> _What you should do_
All of the material below is to be restated word for word, apart from the pictures.

> _Collected data_
+-------+

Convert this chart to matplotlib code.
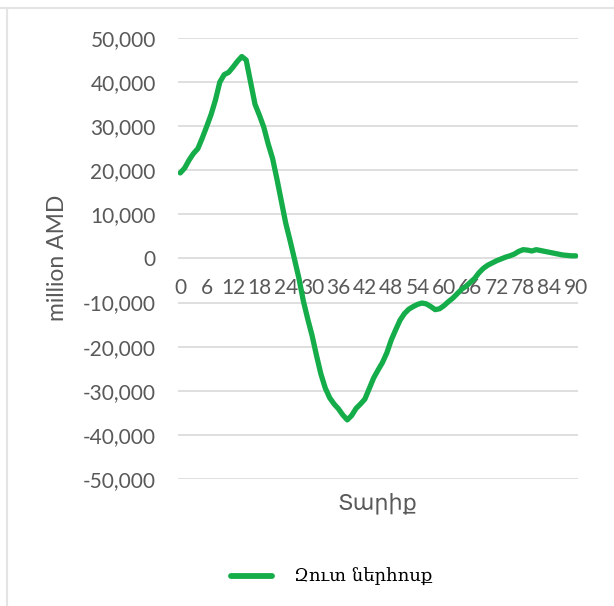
import matplotlib
matplotlib.use('Agg')
import matplotlib.pyplot as plt
from matplotlib.lines import Line2D

# Net inflow by age, million AMD
ages = list(range(0, 91))
net_inflow = [
    19400, 20500, 22300, 23800, 24900, 27300, 29900, 32600, 35900, 40000,
    41700, 42200, 43400, 44700, 45800, 45000, 40000, 35000, 32500, 29800,
    26000, 22700, 18000, 13000, 8000, 4000, -200, -4500, -9600, -13700,
    -17500, -22000, -26200, -29400, -31600, -33000, -34100, -35500, -36600, -35600,
    -34000, -33000, -31900, -29500, -27100, -25300, -23600, -21400, -18500, -16200,
    -14000, -12500, -11500, -10900, -10400, -10100, -10300, -10900, -11600, -11400,
    -10700, -9800, -9000, -8000, -7000, -6300, -5400, -4500, -3200, -2200,
    -1500, -1000, -500, -100, 300, 600, 1000, 1600, 2000, 1900,
    1700, 2000, 1800, 1600, 1400, 1200, 1000, 800, 700, 600,
    600,
]
x_ticks = list(range(0, 91, 6))
y_ticks = list(range(-50000, 50001, 10000))

series_name = 'Զուտ ներհոսք'
x_title = 'Տարիք'
y_title = 'million AMD'

GREEN = '#14ad4a'
GRAY = '#595959'
GRID = '#d9d9d9'

fig = plt.figure(figsize=(6.14, 6.06), dpi=100)
ax = fig.add_axes([0.29, 0.2096, 0.6514, 0.7277])

ax.plot(ages, net_inflow, color=GREEN, lw=3.8, solid_capstyle='round',
        solid_joinstyle='round', zorder=3)

ax.set_xlim(-0.5, 90.5)
ax.set_ylim(-50000, 50000)
ax.set_yticks(y_ticks)
ax.set_yticklabels([f'{v:,}' for v in y_ticks])
ax.set_xticks(x_ticks)
ax.set_xticklabels([str(v) for v in x_ticks])
ax.yaxis.grid(True, color=GRID, lw=1.2)
ax.set_axisbelow(True)

for s in ax.spines.values():
    s.set_visible(False)
ax.spines['bottom'].set_position(('data', 0))

ax.tick_params(axis='both', length=0, colors=GRAY, labelsize=15)
ax.tick_params(axis='y', pad=16)
ax.tick_params(axis='x', pad=14)
for t in ax.get_xticklabels() + ax.get_yticklabels():
    t.set_fontfamily('Lato')

fig.text(0.093, 0.574, y_title, rotation=90, ha='center', va='center',
         color=GRAY, fontsize=16.5, family='Lato')
fig.text(0.614, 0.170, x_title, ha='center', va='center',
         color=GRAY, fontsize=16, family='DejaVu Sans')

# legend at the bottom
leg = fig.legend([Line2D([], [], color=GREEN, lw=4.2, solid_capstyle='round')],
                 [series_name], loc='center', bbox_to_anchor=(0.54, 0.048),
                 frameon=False, handlelength=2.3, handletextpad=1.2,
                 prop={'family': 'DejaVu Serif', 'size': 13})

# chart frame
fig.add_artist(Line2D([0, 1], [0.987, 0.987], transform=fig.transFigure,
                      color='#e4e4e4', lw=1.5))
fig.add_artist(Line2D([0.011, 0.011], [0, 0.987], transform=fig.transFigure,
                      color='#e4e4e4', lw=1.5))

fig.savefig('out.png', dpi=100)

+-------+

> _Reply_
Convert this chart to matplotlib code.
import matplotlib
matplotlib.use('Agg')
import matplotlib.pyplot as plt
from matplotlib.lines import Line2D

# Net inflow by age, million AMD
ages = list(range(0, 91))
net_inflow = [
    19400, 20500, 22300, 23800, 24900, 27300, 29900, 32600, 35900, 40000,
    41700, 42200, 43400, 44700, 45800, 45000, 40000, 35000, 32500, 29800,
    26000, 22700, 18000, 13000, 8000, 4000, -200, -4500, -9600, -13700,
    -17500, -22000, -26200, -29400, -31600, -33000, -34100, -35500, -36600, -35600,
    -34000, -33000, -31900, -29500, -27100, -25300, -23600, -21400, -18500, -16200,
    -14000, -12500, -11500, -10900, -10400, -10100, -10300, -10900, -11600, -11400,
    -10700, -9800, -9000, -8000, -7000, -6300, -5400, -4500, -3200, -2200,
    -1500, -1000, -500, -100, 300, 600, 1000, 1600, 2000, 1900,
    1700, 2000, 1800, 1600, 1400, 1200, 1000, 800, 700, 600,
    600,
]
x_ticks = list(range(0, 91, 6))
y_ticks = list(range(-50000, 50001, 10000))

series_name = 'Զուտ ներհոսք'
x_title = 'Տարիք'
y_title = 'million AMD'

GREEN = '#14ad4a'
GRAY = '#595959'
GRID = '#d9d9d9'

fig = plt.figure(figsize=(6.14, 6.06), dpi=100)
ax = fig.add_axes([0.29, 0.2096, 0.6514, 0.7277])

ax.plot(ages, net_inflow, color=GREEN, lw=3.8, solid_capstyle='round',
        solid_joinstyle='round', zorder=3)

ax.set_xlim(-0.5, 90.5)
ax.set_ylim(-50000, 50000)
ax.set_yticks(y_ticks)
ax.set_yticklabels([f'{v:,}' for v in y_ticks])
ax.set_xticks(x_ticks)
ax.set_xticklabels([str(v) for v in x_ticks])
ax.yaxis.grid(True, color=GRID, lw=1.2)
ax.set_axisbelow(True)

for s in ax.spines.values():
    s.set_visible(False)
ax.spines['bottom'].set_position(('data', 0))

ax.tick_params(axis='both', length=0, colors=GRAY, labelsize=15)
ax.tick_params(axis='y', pad=16)
ax.tick_params(axis='x', pad=14)
for t in ax.get_xticklabels() + ax.get_yticklabels():
    t.set_fontfamily('Lato')

fig.text(0.093, 0.574, y_title, rotation=90, ha='center', va='center',
         color=GRAY, fontsize=16.5, family='Lato')
fig.text(0.614, 0.170, x_title, ha='center', va='center',
         color=GRAY, fontsize=16, family='DejaVu Sans')

# legend at the bottom
leg = fig.legend([Line2D([], [], color=GREEN, lw=4.2, solid_capstyle='round')],
                 [series_name], loc='center', bbox_to_anchor=(0.54, 0.048),
                 frameon=False, handlelength=2.3, handletextpad=1.2,
                 prop={'family': 'DejaVu Serif', 'size': 13})

# chart frame
fig.add_artist(Line2D([0, 1], [0.987, 0.987], transform=fig.transFigure,
                      color='#e4e4e4', lw=1.5))
fig.add_artist(Line2D([0.011, 0.011], [0, 0.987], transform=fig.transFigure,
                      color='#e4e4e4', lw=1.5))

fig.savefig('out.png', dpi=100)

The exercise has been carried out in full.